Mai Tai

Recipe courtesy of Ben Clemons

Invented (arguably) by Trader Vic in his Oakland, CA restaurant in 1944, the Mai Tai gets its name from from a friend of Vic's, who tasted his first ever concoction and remarked that the drink was "mai tai," a Tahitian colloquialism that roughly translates to "awesome." We can't argue there. 

You might hear Mai Tai and think of some drink you had at a Chinese restaurant somewhere that was extremely sweet and bright red, garnished with pineapple and cherries, but in actuality that drink couldn't have been further from the real thing. Sometime in the illustrious 70's the Mai Tai went off the rails in American restaurants, becoming bastardized into some sort of rum punch made with shitty, cheap liquor and finished with whatever sweet juice and grenadine was available. Of course they were popular! Your mom and her friends (and everyone else) loved sweet, fruity drinks of an unnaturally red hue! 

We want to put those days behind us and drink the real thing; which is a refreshing, boozy concoction straight from the beach.


Cocktail shaker
Crushed ice


2 oz Afrohead XO Aged Dark Rum   (Appleton Estate is traditionally used)
.75 oz fresh lime juice
.75 oz orgeat syrup
.5 oz Pierre Ferrand Dry Curacao 
fresh mint
Luxardo Maraschino Cherry


Fill cocktail shaker and with crushed ice. In shaker combine rum, lime juice, orgeat, and curaçao. Shake vigorously and strain over crushed ice in a tall glass. Garnish with mint and cherry.

Rum Blush

The Caribbean is probably best known for their rums (and beaches, we'll give you that one). Essentially made from sugar, rum has much more to it than people realize. Besides the fact that some rums are distilled from fermented molasses and others from sugarcane juice, there's even more variety when you start talking about the influence of barrel aging, spices and other tweaks to a rum recipe. 

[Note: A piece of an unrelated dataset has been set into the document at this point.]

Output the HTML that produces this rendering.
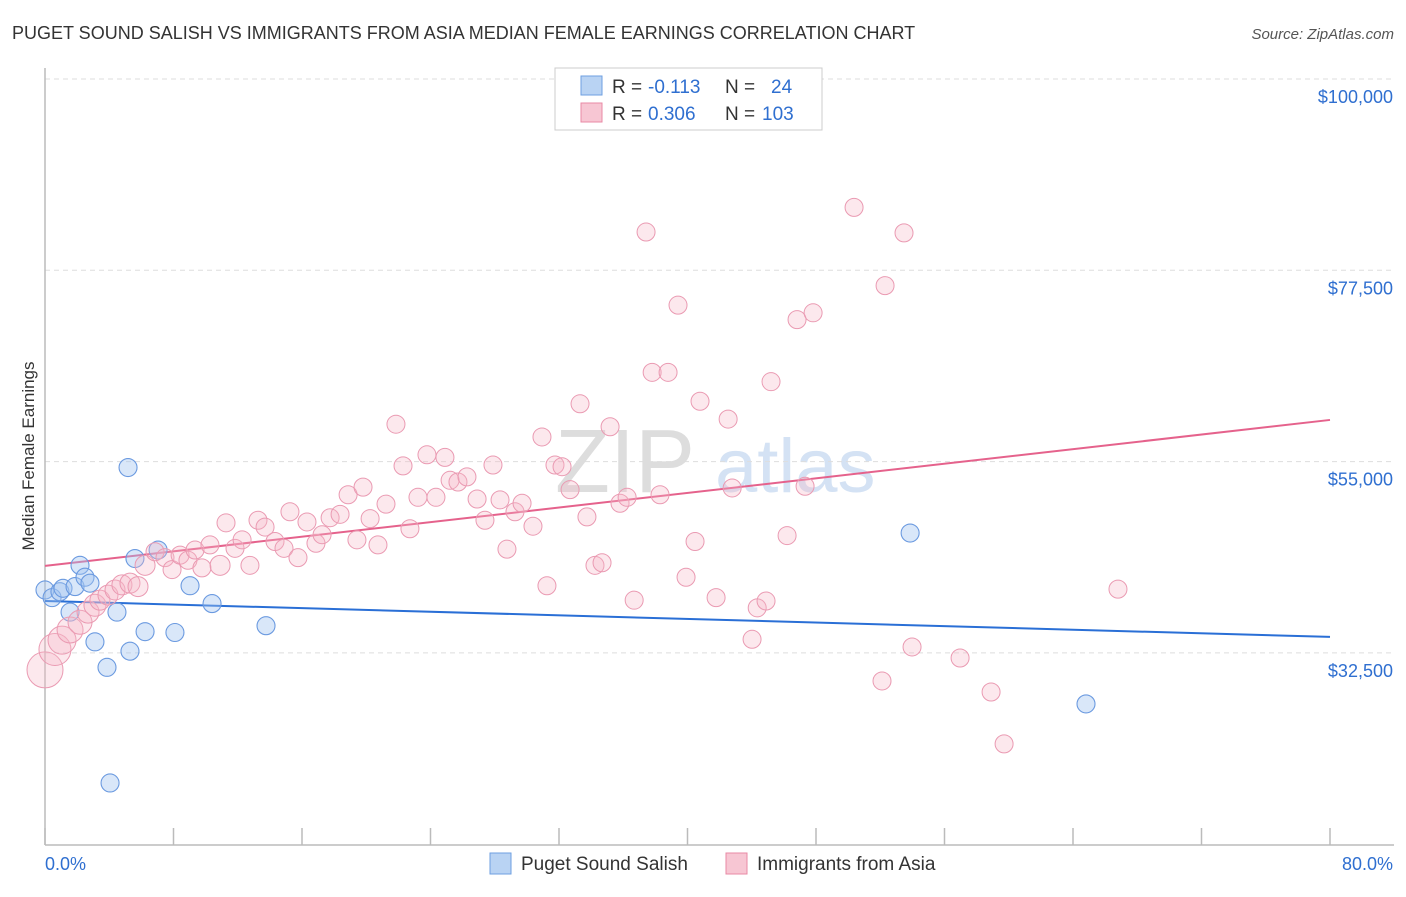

We've recently discovered Afrohead Rum. Imported from Trinidad in the West Indies, Afrohead is a premium aged dark rum that's silky smooth with notes of toasty oak and honey. Lucky for you, they're coming to our 1 year anniversary event in August, so you'll get to taste it for yourself! 

For this cocktail, we kept it simple so you could taste (and appreciate) the flavor of the rum. One thing to note - we're using our favorite grenadine from Eli Mason (made here in Nashville!), but don't expect this to be as delicious if you just grab the bright red stuff off the grocery store shelf. 


cocktail shaker
rocks glass


2 oz Afrohead Premium Aged Dark Rum
.75 oz fresh lemon juice
.75 oz Eli Mason Classic Grenadine
lemon slice for garnish


Combine the rum, lemon juice and grenadine in a cocktail shaker with ice. Shake to chill and strain into a glass with fresh ice. Garnish with lemon slice.